One unexpected plus she’s found from the toys is the benefits to the queer community: “I think a lot of the reason these fantasy sex toy companies are becoming popular is that penetration has always been assumed to be heterosexual – penis in vagina. When you introduce an object that could be anything, it takes away that ownership. I’m finding it quite validating to make toys that appeal to people when penises aren’t their kink, people who’ve always wanted to grind on an octopus dildo. I first designed them because I was interested in monsters. Now it’s become something else. Monsters are asexual. They’re a blank slate. I’ve not gendered any of the toys apart from the Woodsman. Apart from that, I don’t want to gender them. I don’t want to force a fantasy onto the toy.”

When I got the toys home, I didn’t wait around. I won’t go into too much detail, but the Woodsman blew me away. It’s so realistic. I still have some work to do with the Tenton – it is a beautiful, fantastical object with an interesting texture.

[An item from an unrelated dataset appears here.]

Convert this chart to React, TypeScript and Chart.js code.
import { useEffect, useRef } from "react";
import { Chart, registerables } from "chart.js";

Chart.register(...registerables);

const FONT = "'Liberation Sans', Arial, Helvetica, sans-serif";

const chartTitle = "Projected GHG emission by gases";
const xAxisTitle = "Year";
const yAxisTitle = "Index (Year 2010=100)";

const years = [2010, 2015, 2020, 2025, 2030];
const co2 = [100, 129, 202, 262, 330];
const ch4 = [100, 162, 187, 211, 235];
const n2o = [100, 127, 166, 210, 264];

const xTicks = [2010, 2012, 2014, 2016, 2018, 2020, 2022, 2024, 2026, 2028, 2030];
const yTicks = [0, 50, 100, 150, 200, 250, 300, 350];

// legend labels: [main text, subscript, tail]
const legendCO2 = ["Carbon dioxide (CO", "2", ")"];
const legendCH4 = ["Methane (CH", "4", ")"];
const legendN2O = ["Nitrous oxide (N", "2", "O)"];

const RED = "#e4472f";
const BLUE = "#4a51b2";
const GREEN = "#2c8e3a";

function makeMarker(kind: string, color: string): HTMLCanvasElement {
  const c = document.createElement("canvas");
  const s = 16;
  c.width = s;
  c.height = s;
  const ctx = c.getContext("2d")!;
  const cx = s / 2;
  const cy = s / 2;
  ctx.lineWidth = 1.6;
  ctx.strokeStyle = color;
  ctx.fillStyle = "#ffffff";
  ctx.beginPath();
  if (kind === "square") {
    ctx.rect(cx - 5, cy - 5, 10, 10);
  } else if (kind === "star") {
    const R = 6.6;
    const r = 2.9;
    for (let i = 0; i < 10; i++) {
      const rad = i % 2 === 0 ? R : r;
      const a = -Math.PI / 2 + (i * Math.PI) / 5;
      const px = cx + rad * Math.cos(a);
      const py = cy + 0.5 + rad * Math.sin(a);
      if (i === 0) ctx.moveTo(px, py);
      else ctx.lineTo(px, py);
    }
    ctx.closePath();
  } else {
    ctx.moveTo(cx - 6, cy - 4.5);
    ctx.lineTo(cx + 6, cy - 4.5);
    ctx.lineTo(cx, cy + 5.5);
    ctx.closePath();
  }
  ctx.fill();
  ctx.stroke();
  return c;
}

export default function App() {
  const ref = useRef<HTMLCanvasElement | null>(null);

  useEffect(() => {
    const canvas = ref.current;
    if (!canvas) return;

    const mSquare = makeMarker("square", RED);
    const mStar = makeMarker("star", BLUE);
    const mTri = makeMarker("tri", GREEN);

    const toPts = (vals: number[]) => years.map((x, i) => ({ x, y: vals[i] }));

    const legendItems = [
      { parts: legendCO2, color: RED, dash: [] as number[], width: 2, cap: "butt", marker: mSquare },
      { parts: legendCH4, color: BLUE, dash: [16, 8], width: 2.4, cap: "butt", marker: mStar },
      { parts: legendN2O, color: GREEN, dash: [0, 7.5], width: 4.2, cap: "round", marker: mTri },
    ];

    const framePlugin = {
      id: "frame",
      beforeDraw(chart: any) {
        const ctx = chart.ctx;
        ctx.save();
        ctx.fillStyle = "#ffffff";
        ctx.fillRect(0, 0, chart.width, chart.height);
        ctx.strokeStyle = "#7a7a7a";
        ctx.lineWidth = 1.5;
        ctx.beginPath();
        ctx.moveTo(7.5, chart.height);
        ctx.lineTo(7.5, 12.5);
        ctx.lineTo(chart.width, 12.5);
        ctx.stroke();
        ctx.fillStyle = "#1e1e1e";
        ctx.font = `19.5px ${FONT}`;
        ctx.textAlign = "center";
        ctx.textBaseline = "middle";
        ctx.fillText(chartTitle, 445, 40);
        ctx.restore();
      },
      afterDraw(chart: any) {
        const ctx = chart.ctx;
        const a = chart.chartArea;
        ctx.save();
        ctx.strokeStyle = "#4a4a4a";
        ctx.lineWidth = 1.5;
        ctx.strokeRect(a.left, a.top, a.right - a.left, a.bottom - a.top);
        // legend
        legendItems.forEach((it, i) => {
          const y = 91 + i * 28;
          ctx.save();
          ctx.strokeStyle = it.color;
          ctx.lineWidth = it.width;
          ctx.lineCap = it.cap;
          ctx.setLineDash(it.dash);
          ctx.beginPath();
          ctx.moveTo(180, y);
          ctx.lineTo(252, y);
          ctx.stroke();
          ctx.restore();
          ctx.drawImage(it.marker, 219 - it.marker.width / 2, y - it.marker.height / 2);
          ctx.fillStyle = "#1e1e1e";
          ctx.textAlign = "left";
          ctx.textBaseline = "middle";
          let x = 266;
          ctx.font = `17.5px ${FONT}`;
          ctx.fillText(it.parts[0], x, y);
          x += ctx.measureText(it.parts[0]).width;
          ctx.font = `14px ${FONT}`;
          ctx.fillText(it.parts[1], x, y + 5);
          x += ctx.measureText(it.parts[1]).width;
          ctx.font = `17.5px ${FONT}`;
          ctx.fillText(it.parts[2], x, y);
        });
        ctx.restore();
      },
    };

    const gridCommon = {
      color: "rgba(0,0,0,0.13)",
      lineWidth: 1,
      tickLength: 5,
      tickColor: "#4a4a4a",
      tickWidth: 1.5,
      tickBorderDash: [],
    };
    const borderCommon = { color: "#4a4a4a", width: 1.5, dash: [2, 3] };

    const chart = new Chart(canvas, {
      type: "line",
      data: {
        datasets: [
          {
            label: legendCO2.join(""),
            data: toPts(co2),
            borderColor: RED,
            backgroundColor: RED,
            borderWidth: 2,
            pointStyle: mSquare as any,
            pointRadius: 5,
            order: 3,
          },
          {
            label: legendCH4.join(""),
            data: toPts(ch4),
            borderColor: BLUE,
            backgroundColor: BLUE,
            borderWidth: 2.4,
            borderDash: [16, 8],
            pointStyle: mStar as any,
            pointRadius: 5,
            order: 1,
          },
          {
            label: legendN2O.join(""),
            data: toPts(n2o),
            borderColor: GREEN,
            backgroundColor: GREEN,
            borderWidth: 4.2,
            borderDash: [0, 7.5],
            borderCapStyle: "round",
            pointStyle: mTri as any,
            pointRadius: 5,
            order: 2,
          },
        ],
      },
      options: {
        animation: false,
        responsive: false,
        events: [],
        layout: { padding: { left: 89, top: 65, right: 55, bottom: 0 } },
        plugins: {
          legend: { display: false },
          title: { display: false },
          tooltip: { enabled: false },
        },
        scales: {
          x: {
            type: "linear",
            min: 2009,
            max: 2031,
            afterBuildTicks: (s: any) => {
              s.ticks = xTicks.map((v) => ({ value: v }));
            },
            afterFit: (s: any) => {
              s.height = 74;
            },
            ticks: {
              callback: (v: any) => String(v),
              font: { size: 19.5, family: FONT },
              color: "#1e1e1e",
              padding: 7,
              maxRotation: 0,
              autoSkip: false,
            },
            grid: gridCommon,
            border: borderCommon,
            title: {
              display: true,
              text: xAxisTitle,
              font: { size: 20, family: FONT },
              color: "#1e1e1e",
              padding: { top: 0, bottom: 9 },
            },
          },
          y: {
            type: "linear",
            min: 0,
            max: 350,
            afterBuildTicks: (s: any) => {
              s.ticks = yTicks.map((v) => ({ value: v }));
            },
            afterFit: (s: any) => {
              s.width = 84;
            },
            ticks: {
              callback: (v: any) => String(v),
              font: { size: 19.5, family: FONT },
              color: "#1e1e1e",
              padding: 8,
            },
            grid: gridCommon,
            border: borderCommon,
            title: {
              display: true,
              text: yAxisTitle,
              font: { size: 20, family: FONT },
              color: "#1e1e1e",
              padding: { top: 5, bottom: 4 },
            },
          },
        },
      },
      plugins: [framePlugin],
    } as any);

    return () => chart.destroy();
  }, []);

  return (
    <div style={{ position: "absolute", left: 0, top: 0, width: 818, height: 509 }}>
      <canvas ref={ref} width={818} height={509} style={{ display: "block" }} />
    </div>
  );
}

One that I strongly feel has a place in my arsehole moreso than anywhere else.

But out of fear of getting a bit hot under the collar on my next trip to Birmingham Aquarium, for now I am admiring it intermittently. Pulling out the drawer like Peep Show’s Mark Corrigan peering over Kenneth, pushing it back in. One day, you tease.

It’s opened a door, for sure, and Jayne is keen to further get the word out to the city and beyond: “I’ll be interested to see Nottingham’s reaction to this. However, I think my mum is still coming to terms with it all.”